Task to carry out:
Write each line of the material exactly as given, from the top through the line that contains "X_START, X_END = 5.5, 35.5", and omit all pictures.

Information supplied:
________________________________________

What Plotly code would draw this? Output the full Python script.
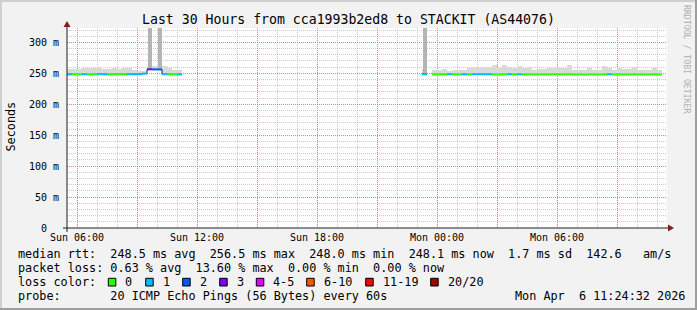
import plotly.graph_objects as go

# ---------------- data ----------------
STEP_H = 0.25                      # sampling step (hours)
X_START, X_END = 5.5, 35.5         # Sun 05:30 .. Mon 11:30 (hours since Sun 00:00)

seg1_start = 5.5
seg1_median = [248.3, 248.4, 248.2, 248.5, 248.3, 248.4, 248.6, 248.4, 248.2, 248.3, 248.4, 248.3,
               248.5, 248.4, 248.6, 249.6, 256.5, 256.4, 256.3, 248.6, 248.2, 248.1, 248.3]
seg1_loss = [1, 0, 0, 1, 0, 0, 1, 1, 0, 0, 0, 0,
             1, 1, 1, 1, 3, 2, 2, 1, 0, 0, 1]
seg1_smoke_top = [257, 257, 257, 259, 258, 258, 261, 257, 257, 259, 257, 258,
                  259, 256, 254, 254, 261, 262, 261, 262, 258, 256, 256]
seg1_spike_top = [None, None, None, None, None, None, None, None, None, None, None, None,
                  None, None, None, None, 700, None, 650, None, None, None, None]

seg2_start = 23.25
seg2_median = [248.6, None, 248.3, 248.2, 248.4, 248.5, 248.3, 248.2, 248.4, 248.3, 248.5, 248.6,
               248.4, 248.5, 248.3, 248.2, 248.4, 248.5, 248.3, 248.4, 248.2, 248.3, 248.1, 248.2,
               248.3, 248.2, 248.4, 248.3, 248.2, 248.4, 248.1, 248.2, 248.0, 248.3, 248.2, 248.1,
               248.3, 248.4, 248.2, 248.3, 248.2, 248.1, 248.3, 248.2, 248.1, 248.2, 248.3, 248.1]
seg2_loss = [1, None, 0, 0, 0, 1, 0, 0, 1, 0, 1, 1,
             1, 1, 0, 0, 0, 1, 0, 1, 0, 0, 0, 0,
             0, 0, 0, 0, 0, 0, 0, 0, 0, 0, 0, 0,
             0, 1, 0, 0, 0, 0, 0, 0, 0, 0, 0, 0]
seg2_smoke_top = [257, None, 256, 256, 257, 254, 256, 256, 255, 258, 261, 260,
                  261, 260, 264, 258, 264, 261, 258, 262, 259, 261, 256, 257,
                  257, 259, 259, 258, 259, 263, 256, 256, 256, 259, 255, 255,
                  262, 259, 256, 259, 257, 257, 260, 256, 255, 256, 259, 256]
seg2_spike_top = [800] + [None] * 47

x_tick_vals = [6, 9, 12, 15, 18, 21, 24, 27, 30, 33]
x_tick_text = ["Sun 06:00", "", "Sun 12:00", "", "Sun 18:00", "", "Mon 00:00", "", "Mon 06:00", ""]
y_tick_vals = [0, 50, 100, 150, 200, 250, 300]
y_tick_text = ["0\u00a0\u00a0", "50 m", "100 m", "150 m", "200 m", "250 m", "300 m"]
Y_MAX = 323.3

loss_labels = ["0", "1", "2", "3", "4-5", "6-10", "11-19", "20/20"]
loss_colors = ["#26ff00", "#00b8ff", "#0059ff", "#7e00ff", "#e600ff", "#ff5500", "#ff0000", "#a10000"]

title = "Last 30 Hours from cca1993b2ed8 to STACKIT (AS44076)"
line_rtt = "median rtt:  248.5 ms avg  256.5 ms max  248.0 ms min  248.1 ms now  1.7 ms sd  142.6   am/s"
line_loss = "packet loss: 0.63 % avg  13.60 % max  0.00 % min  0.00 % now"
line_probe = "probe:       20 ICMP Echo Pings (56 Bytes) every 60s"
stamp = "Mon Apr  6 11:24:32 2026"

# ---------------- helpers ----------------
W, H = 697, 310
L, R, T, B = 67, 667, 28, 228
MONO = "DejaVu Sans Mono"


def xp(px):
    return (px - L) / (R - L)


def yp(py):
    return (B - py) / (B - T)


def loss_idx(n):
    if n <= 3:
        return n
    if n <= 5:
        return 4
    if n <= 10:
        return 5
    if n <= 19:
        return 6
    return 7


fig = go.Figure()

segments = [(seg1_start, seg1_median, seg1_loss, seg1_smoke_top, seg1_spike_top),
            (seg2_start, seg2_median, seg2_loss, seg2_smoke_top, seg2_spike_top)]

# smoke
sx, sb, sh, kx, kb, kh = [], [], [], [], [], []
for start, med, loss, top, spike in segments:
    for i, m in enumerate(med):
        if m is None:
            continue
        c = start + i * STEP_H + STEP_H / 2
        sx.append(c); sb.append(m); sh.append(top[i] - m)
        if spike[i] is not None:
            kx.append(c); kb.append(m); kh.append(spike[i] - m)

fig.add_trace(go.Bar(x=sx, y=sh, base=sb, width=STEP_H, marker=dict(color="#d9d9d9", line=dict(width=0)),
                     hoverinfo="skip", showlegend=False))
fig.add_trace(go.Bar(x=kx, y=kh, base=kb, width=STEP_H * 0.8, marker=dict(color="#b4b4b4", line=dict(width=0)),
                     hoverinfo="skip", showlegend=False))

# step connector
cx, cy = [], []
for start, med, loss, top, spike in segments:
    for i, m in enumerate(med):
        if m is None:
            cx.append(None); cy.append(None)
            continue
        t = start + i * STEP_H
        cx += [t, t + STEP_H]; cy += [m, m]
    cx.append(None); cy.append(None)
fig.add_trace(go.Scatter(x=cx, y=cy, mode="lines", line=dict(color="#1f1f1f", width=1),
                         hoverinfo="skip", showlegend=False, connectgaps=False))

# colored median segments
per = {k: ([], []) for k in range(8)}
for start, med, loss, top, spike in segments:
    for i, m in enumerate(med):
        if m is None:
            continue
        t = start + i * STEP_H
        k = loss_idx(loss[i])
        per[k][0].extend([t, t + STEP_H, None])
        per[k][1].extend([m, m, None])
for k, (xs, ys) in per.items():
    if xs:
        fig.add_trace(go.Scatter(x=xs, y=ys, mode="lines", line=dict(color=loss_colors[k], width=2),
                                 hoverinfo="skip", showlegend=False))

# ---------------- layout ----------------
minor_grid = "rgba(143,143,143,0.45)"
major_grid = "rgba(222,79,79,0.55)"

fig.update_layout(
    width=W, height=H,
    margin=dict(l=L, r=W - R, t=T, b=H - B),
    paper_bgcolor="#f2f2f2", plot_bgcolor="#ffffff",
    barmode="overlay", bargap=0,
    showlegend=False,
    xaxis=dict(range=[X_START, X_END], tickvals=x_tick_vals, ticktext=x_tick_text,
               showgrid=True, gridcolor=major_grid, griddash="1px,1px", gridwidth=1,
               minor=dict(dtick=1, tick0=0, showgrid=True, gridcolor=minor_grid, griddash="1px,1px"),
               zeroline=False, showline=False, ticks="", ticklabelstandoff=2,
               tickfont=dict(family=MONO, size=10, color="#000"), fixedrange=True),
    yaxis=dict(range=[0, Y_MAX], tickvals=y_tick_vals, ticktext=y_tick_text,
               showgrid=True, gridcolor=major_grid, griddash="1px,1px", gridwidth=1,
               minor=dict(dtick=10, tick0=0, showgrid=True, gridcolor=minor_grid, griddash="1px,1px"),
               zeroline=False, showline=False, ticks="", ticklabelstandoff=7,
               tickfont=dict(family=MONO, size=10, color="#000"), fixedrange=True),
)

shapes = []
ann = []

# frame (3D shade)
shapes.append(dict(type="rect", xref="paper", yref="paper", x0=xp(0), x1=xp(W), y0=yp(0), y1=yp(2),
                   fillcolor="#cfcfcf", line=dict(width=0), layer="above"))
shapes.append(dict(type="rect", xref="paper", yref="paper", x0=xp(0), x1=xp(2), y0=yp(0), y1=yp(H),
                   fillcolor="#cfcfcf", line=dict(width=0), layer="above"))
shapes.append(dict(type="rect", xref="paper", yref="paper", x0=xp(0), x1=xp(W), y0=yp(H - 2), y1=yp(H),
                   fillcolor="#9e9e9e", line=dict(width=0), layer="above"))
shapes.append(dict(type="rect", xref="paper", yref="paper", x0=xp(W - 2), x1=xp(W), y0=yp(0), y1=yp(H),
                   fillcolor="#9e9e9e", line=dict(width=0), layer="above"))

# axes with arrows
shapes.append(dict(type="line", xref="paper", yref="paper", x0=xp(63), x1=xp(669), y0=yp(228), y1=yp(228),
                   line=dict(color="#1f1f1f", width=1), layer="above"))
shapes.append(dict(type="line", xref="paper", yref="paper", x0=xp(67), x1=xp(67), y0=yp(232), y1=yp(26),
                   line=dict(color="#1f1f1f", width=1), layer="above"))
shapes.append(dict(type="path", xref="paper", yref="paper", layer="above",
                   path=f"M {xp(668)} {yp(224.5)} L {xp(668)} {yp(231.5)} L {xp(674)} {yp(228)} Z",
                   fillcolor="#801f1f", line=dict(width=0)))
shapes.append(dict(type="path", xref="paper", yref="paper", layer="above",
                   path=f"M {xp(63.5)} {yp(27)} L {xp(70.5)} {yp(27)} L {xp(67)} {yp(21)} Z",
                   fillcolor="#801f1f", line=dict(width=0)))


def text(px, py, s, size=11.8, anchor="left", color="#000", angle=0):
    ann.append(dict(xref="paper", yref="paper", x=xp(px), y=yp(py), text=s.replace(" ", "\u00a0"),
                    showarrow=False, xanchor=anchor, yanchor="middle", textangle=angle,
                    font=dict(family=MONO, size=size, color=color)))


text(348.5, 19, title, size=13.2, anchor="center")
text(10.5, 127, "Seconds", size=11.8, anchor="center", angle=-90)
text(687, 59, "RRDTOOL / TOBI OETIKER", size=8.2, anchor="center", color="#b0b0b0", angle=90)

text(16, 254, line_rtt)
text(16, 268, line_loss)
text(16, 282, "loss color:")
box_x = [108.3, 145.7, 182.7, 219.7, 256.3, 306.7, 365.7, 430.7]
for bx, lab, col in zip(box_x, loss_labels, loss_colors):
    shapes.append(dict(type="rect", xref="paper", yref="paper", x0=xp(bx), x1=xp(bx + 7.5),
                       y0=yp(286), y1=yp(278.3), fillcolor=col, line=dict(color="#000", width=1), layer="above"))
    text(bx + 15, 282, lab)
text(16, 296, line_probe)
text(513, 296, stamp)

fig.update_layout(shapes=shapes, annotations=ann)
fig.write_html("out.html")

________________________________________

Task answer:
What Plotly code would draw this? Output the full Python script.
import plotly.graph_objects as go

# ---------------- data ----------------
STEP_H = 0.25                      # sampling step (hours)
X_START, X_END = 5.5, 35.5         # Sun 05:30 .. Mon 11:30 (hours since Sun 00:00)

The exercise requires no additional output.